Dr. Wilder Penfield and wife Helen with their grandchildren, about to depart for the Granby Zoo, 1956
Dr. Wilder Penfield's preface to his autobiography No Man Alone: A Neurosurgeon's Life
This technique also allowed Dr. Penfield to create maps of the sensory and motor sections of the brain, showing their connections to the various limbs and organs of the body. These maps are still used today. In 1951, he published this work, along with Herbert Jasper, as the landmark Epilepsy and the Functional Anatomy of the Human Brain.
Dr. Penfield's work brought him many honours both within Canada and abroad. His scientific papers and the handbooks and monographs he wrote with associates became standard reference works on the function of the human brain.
During the last 15 years of his life, Wilder Penfield enjoyed a second career as a writer of historical novels and medical biography. It was his firm belief that "rest, with nothing else, results in rust" and he led by example. He wrote several books, including one that he completed in 1974 when he was 83. It was called The Mystery of the Mind and was an account for laymen of his studies of the brain over almost 40 years.
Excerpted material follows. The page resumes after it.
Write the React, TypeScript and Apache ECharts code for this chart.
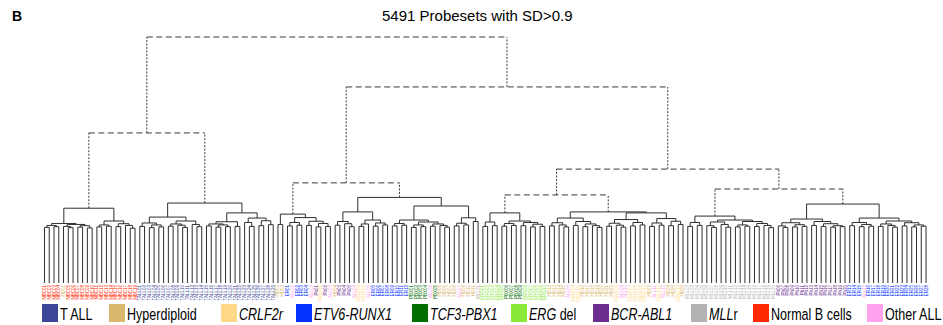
import React, { useEffect, useRef } from "react";
import * as echarts from "echarts";

const chartTitle = "5491 Probesets with SD>0.9";
const panelLetter = "B";

// Legend / category information
const categoryCodes = ["T", "H", "C", "E", "P", "G", "B", "M", "N", "O"];
const categoryLegendText = [
  "T ALL",
  "Hyperdiploid",
  "{i|CRLF2r}",
  "{i|ETV6-RUNX1}",
  "{i|TCF3-PBX1}",
  "{i|ERG} del",
  "{i|BCR-ABL1}",
  "{i|MLL}r",
  "Normal B cells",
  "Other ALL",
];
const categoryColors = [
  "#3c4699",
  "#d8b86c",
  "#ffd985",
  "#0433ff",
  "#006f00",
  "#8ae83a",
  "#6a2e90",
  "#b3b3b3",
  "#ff2a00",
  "#ffa3ef",
];
const categoryIdPrefix = ["TALL", "HD", "CRLF", "ER", "PBX", "ERG", "Ph", "MLL", "NBC", "ALL"];

// Dendrogram: node = [mergeHeight, left, right]; leaf = category code
const clusterNormalB = [30.4,
  [24.2,
    [23.4, [22.6, "N", "N"], [22.9, "N", "N"]],
    [23.8, [23.0, "H", [22.5, "N", "N"]], [23.3, [22.7, "N", "N"], [22.4, "N", "N"]]]],
  [25.2,
    [23.6, [22.8, "N", "N"], [23.1, "N", "N"]],
    [24.1, [22.9, "N", "N"], [23.4, "N", [22.3, "N", "N"]]]]];

const clusterTALL = [32.5,
  [26.8,
    [24.4, [23.0, "T", "T"], [23.6, [22.5, "T", "T"], [22.8, "T", "T"]]],
    [25.2, [24.0, [23.1, "T", "T"], [23.5, "T", [22.6, "T", "T"]]], [23.8, "T", [22.9, "T", "T"]]]],
  [28.5,
    [24.9, [24.0, [23.2, "T", "T"], [23.6, [22.7, "T", "T"], [22.9, "T", "T"]]], [23.0, "T", "T"]],
    [26.4, [24.6, "T", [23.0, "T", "T"]], [25.3, [23.3, "T", "T"], [23.7, "T", "T"]]]]];

const clusterMixedA = [28.0,
  [23.8, "H", "H"],
  [26.6,
    [24.6, [23.2, "E", "O"], [23.5, "E", "E"]],
    [25.1, [23.4, "E", "O"], [24.2, [22.8, "B", "C"], [23.0, "B", "O"]]]]];

const clusterMixedB = [34.8,
  [28.9,
    [25.0, [23.5, "H", "B"], [24.1, "B", [22.9, "B", "O"]]],
    [25.6, [24.0, [23.0, "C", "C"], "O"], [24.4, [23.1, "E", "E"], [23.6, "E", "E"]]]],
  [31.3,
    [25.6,
      [24.2, [23.2, "E", "E"], [23.5, "E", "E"]],
      [24.8, [23.6, [22.6, "P", "P"], [22.9, "P", "P"]], [24.0, [23.1, "O", "P"], [23.4, "H", [22.7, "H", "H"]]]]],
    [26.5, [24.3, [23.2, "H", "O"], [23.6, "H", "H"]], [25.0, "H", "M"]]]];

const clusterERG = [28.5,
  [24.8, [23.0, "G", "G"], [23.3, "G", "G"]],
  [25.2,
    [24.2, [23.1, "G", "P"], [23.4, "P", "P"]],
    [24.6, [23.3, "P", "G"], [23.9, [22.8, "G", "G"], [23.0, "G", "G"]]]]];

const clusterHyperdiploid = [28.9,
  [26.4,
    [24.5, [23.2, "H", "H"], [23.6, "H", [22.8, "H", "O"]]],
    [25.0, [23.4, "C", "C"], [24.0, [22.9, "H", "H"], [23.3, "H", [22.6, "H", "H"]]]]],
  [28.5,
    [25.8, [24.3, [23.1, "H", "H"], [23.5, "C", [22.7, "O", "O"]]], [24.6, [23.2, "C", "C"], [23.6, "C", "C"]]],
    [26.2, [24.4, [23.0, "H", "O"], [23.5, "C", "O"]], [25.1, [23.3, "H", "H"], [23.8, "C", "H"]]]]];

const clusterMLL = [27.2,
  [24.6, [23.0, "M", "M"], [23.4, "M", "M"]],
  [25.6,
    [24.8, [23.3, "M", [22.6, "M", "M"]], [23.8, "M", [22.7, "M", "M"]]],
    [25.0, [23.6, [22.8, "M", "M"], [23.1, "M", "M"]], [24.2, [23.0, "M", "M"], [23.4, "M", [22.5, "M", "M"]]]]]];

const clusterPhEtv6 = [32.1,
  [26.0,
    [24.5, [23.2, "B", [22.6, "B", "B"]], [23.7, [22.8, "B", "B"], [23.0, "B", "B"]]],
    [25.0, [23.4, "B", "B"], [24.1, [23.0, "B", "B"], [23.3, [22.7, "B", "B"], [22.9, "B", "B"]]]]],
  [26.4,
    [24.6, [23.3, "E", "E"], [23.8, [22.9, "E", "O"], [23.1, "E", "E"]]],
    [25.2, [24.0, [23.0, "E", "E"], [23.4, "E", [22.7, "E", "E"]]], [24.5, [23.2, "E", "E"], [23.6, [22.8, "E", "E"], [23.1, "E", "E"]]]]]];

const upperTree = [100,
  [61.0, clusterNormalB, clusterTALL],
  [79.7,
    [40.7, clusterMixedA, clusterMixedB],
    [46.3,
      [35.8, clusterERG, clusterHyperdiploid],
      [38.2, clusterMLL, clusterPhEtv6]]]];

const cutHeight = 35.4;
const heightMax = 100;

// Layout constants
const legendBoxX = [42, 109, 221, 296, 412, 511, 593, 691, 753, 867];
const FONT = "'Liberation Sans', Arial, Helvetica, sans-serif";

type Seg = [number, number, number, number, number];

function buildDendrogram() {
  const segs: Seg[] = [];
  const leaves: string[] = [];
  const walk = (node: any): { x: number; h: number } => {
    if (typeof node === "string") {
      const x = leaves.length;
      leaves.push(node);
      return { x, h: 0 };
    }
    const [h, a, b] = node;
    const ca = walk(a);
    const cb = walk(b);
    const dashed = h > cutHeight;
    segs.push([ca.x, ca.h, ca.x, h, dashed ? 2 : 0]);
    segs.push([cb.x, cb.h, cb.x, h, dashed ? 2 : 0]);
    segs.push([ca.x, h, cb.x, h, dashed ? 1 : 0]);
    return { x: (ca.x + cb.x) / 2, h };
  };
  walk(upperTree);
  return { segs, leaves };
}

export default function App() {
  const ref = useRef<HTMLDivElement>(null);

  useEffect(() => {
    if (!ref.current) return;
    const chart = echarts.init(ref.current, undefined, { renderer: "svg" });
    const { segs, leaves } = buildDendrogram();
    const counters: Record<string, number> = {};
    const leafNames = leaves.map((code) => {
      const k = categoryCodes.indexOf(code);
      counters[code] = (counters[code] || 0) + 1;
      return categoryIdPrefix[k] + String(counters[code]).padStart(2, "0");
    });
    const leafColor = (i: number) => categoryColors[categoryCodes.indexOf(leaves[i])];

    const graphics: any[] = [
      {
        type: "text",
        x: 12,
        y: 9,
        style: { text: panelLetter, fontSize: 14, fontWeight: "bold", fontFamily: FONT, fill: "#000" },
      },
      {
        type: "text",
        x: 382,
        y: 8,
        style: { text: chartTitle, fontSize: 15, fontFamily: FONT, fill: "#000" },
      },
    ];
    categoryCodes.forEach((_, i) => {
      graphics.push({
        type: "rect",
        shape: { x: legendBoxX[i], y: 304, width: 16, height: 18 },
        style: { fill: categoryColors[i] },
      });
      graphics.push({
        type: "text",
        x: legendBoxX[i] + 18,
        y: 314,
        scaleX: 0.76,
        style: {
          text: categoryLegendText[i],
          fontSize: 16.5,
          fontFamily: FONT,
          fill: "#000",
          verticalAlign: "middle",
          rich: { i: { fontSize: 16.5, fontFamily: FONT, fontStyle: "italic", fill: "#000" } },
        },
      });
    });

    chart.setOption({
      animation: false,
      grid: { left: 42.1, right: 14.6, top: 37, bottom: 42 },
      xAxis: [
        {
          type: "category",
          data: leafNames,
          axisLine: { show: false },
          axisTick: { show: false },
          splitLine: { show: false },
          axisLabel: {
            interval: 0,
            rotate: 90,
            fontSize: 4.5,
            margin: 2,
            fontFamily: FONT,
            color: (_v: any, i: number) => leafColor(i),
          },
        },
        { type: "value", min: -0.5, max: leaves.length - 0.5, show: false },
      ],
      yAxis: { type: "value", min: 0, max: heightMax, show: false },
      graphic: graphics,
      series: [
        {
          type: "custom",
          xAxisIndex: 1,
          yAxisIndex: 0,
          silent: true,
          clip: false,
          encode: { x: [0, 2], y: [1, 3] },
          data: segs,
          renderItem: (_p: any, api: any) => {
            const p1 = api.coord([api.value(0), api.value(1)]);
            const p2 = api.coord([api.value(2), api.value(3)]);
            const kind = api.value(4);
            return {
              type: "line",
              shape: { x1: p1[0], y1: p1[1], x2: p2[0], y2: p2[1] },
              style: {
                stroke: kind ? "#3a3a3a" : "#2e2e2e",
                lineWidth: 1,
                lineDash: kind === 1 ? [6, 3.5] : kind === 2 ? [2, 1.5] : undefined,
                fill: null,
              },
            };
          },
        },
      ],
    });
    return () => chart.dispose();
  }, []);

  return (
    <div
      ref={ref}
      style={{ position: "absolute", left: 0, top: 0, width: 943, height: 325, background: "#fff" }}
    />
  );
}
Dr. Penfield also devoted himself to public service, particularly in support of university education. His close friendship with Governor General George Vanier and his wife resulted in the creation of the Vanier Institute of the Family, which Penfield helped found "to promote and guide education in the home - man's first classroom." He also became widely known for promoting early second-language training.
Dr. Wilder Penfield and patient, circa 1945
In 1967, Dr. Penfield was made a Companion of the Order of Canada. In 1994, he was inducted into the Canadian Medical Hall of Fame. Penfield's most lasting legacy was the establishment of the Montreal Neurological Institute. This hospital, together with a brain-research facility, continues to provide a centre for students and physicians to study the brain. It has also served as a model for similar hospitals throughout the world.
To Wilder Penfield, the brain and the nervous system represented the most important unexplored field in the whole of science. "The problem of neurology," he once wrote, "is to understand man himself."
Wilder Penfield died in 1976, revered by the nation he had served for nearly 50 years.